▶ _RAW DATA_
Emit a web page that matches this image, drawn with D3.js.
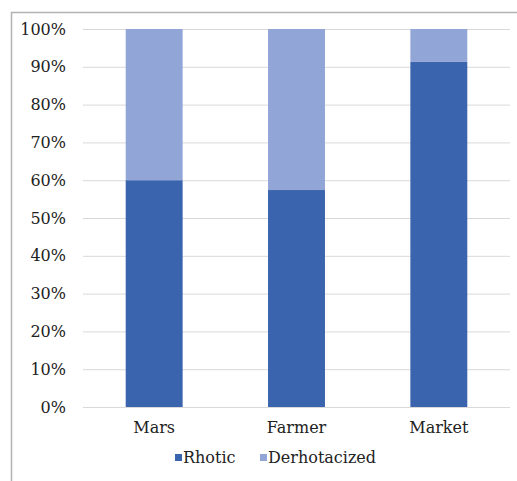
<!DOCTYPE html>
<html><head><meta charset="utf-8">
<script src="https://cdn.jsdelivr.net/npm/d3@7"></script>
<style>body{margin:0;background:#fff}svg{display:block}</style>
</head><body>
<script>
const categories = ["Mars", "Farmer", "Market"];
const rhotic = [0.60, 0.574, 0.913];
const derhotacized = [0.40, 0.426, 0.087];
const seriesNames = ["Rhotic", "Derhotacized"];
const yTicks = [0,0.1,0.2,0.3,0.4,0.5,0.6,0.7,0.8,0.9,1.0];
const colors = ["#3A64AD", "#91A5D6"];

const W = 517, H = 481;
const svg = d3.select("body").append("svg").attr("width", W).attr("height", H);
const fs = 16;
const font = "DejaVu Serif";

svg.append("path").attr("d", `M11.5,${H} L11.5,12.5 L${W},12.5`).attr("fill","none").attr("stroke","#b3b3b3").attr("stroke-width",1.5);

const m = {l:83, r:510, t:29, b:407};
const x = d3.scaleBand().domain(categories).range([m.l, m.r]).paddingInner(0.6).paddingOuter(0.3);
const y = d3.scaleLinear().domain([0,1]).range([m.b, m.t]);

const ga = svg.append("g").attr("transform", `translate(${m.l},0)`)
  .call(d3.axisLeft(y).tickValues(yTicks).tickFormat(d3.format(".0%")).tickSize(-(m.r-m.l)).tickPadding(17));
ga.attr("font-family", null).attr("font-size", null);
ga.select(".domain").remove();
ga.selectAll(".tick line").attr("stroke","#d9d9d9").attr("stroke-width",1);
ga.selectAll(".tick text").style("font-family",font).style("font-size",fs+"px").attr("fill","#222");

const data = categories.map((c,i)=>({cat:c, Rhotic:rhotic[i], Derhotacized:derhotacized[i]}));
const stack = d3.stack().keys(seriesNames)(data);
svg.append("g").selectAll("g").data(stack).join("g").attr("fill",(d,i)=>colors[i])
  .selectAll("rect").data(d=>d).join("rect")
  .attr("x", d=>x(d.data.cat)).attr("width", x.bandwidth())
  .attr("y", d=>y(Math.min(d[1],1))).attr("height", d=>y(d[0])-y(Math.min(d[1],1)));

const gx = svg.append("g").attr("transform", `translate(0,${m.b})`).call(d3.axisBottom(x).tickSize(0).tickPadding(15));
gx.attr("font-family", null).attr("font-size", null);
gx.select(".domain").remove();
gx.selectAll(".tick text").style("font-family",font).style("font-size",fs+"px").attr("fill","#222");

const lg = svg.append("g").attr("transform","translate(175,463)");
const items = [{n:seriesNames[0], x:0},{n:seriesNames[1], x:85}];
items.forEach((it,i)=>{
  lg.append("rect").attr("x",it.x).attr("y",-9).attr("width",7).attr("height",7).attr("fill",colors[i]);
  lg.append("text").attr("x",it.x+8).attr("y",0).style("font-family",font).style("font-size",fs+"px").attr("fill","#222").text(it.n);
});
</script>
</body></html>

▶ _EXERCISE_
Every line of the material is to be quoted exactly, with no pictures carried over.

▶ _OUTPUT FOR THIS EXERCISE_
Emit a web page that matches this image, drawn with D3.js.
<!DOCTYPE html>
<html><head><meta charset="utf-8">
<script src="https://cdn.jsdelivr.net/npm/d3@7"></script>
<style>body{margin:0;background:#fff}svg{display:block}</style>
</head><body>
<script>
const categories = ["Mars", "Farmer", "Market"];
const rhotic = [0.60, 0.574, 0.913];
const derhotacized = [0.40, 0.426, 0.087];
const seriesNames = ["Rhotic", "Derhotacized"];
const yTicks = [0,0.1,0.2,0.3,0.4,0.5,0.6,0.7,0.8,0.9,1.0];
const colors = ["#3A64AD", "#91A5D6"];

const W = 517, H = 481;
const svg = d3.select("body").append("svg").attr("width", W).attr("height", H);
const fs = 16;
const font = "DejaVu Serif";

svg.append("path").attr("d", `M11.5,${H} L11.5,12.5 L${W},12.5`).attr("fill","none").attr("stroke","#b3b3b3").attr("stroke-width",1.5);

const m = {l:83, r:510, t:29, b:407};
const x = d3.scaleBand().domain(categories).range([m.l, m.r]).paddingInner(0.6).paddingOuter(0.3);
const y = d3.scaleLinear().domain([0,1]).range([m.b, m.t]);

const ga = svg.append("g").attr("transform", `translate(${m.l},0)`)
  .call(d3.axisLeft(y).tickValues(yTicks).tickFormat(d3.format(".0%")).tickSize(-(m.r-m.l)).tickPadding(17));
ga.attr("font-family", null).attr("font-size", null);
ga.select(".domain").remove();
ga.selectAll(".tick line").attr("stroke","#d9d9d9").attr("stroke-width",1);
ga.selectAll(".tick text").style("font-family",font).style("font-size",fs+"px").attr("fill","#222");

const data = categories.map((c,i)=>({cat:c, Rhotic:rhotic[i], Derhotacized:derhotacized[i]}));
const stack = d3.stack().keys(seriesNames)(data);
svg.append("g").selectAll("g").data(stack).join("g").attr("fill",(d,i)=>colors[i])
  .selectAll("rect").data(d=>d).join("rect")
  .attr("x", d=>x(d.data.cat)).attr("width", x.bandwidth())
  .attr("y", d=>y(Math.min(d[1],1))).attr("height", d=>y(d[0])-y(Math.min(d[1],1)));

const gx = svg.append("g").attr("transform", `translate(0,${m.b})`).call(d3.axisBottom(x).tickSize(0).tickPadding(15));
gx.attr("font-family", null).attr("font-size", null);
gx.select(".domain").remove();
gx.selectAll(".tick text").style("font-family",font).style("font-size",fs+"px").attr("fill","#222");

const lg = svg.append("g").attr("transform","translate(175,463)");
const items = [{n:seriesNames[0], x:0},{n:seriesNames[1], x:85}];
items.forEach((it,i)=>{
  lg.append("rect").attr("x",it.x).attr("y",-9).attr("width",7).attr("height",7).attr("fill",colors[i]);
  lg.append("text").attr("x",it.x+8).attr("y",0).style("font-family",font).style("font-size",fs+"px").attr("fill","#222").text(it.n);
});
</script>
</body></html>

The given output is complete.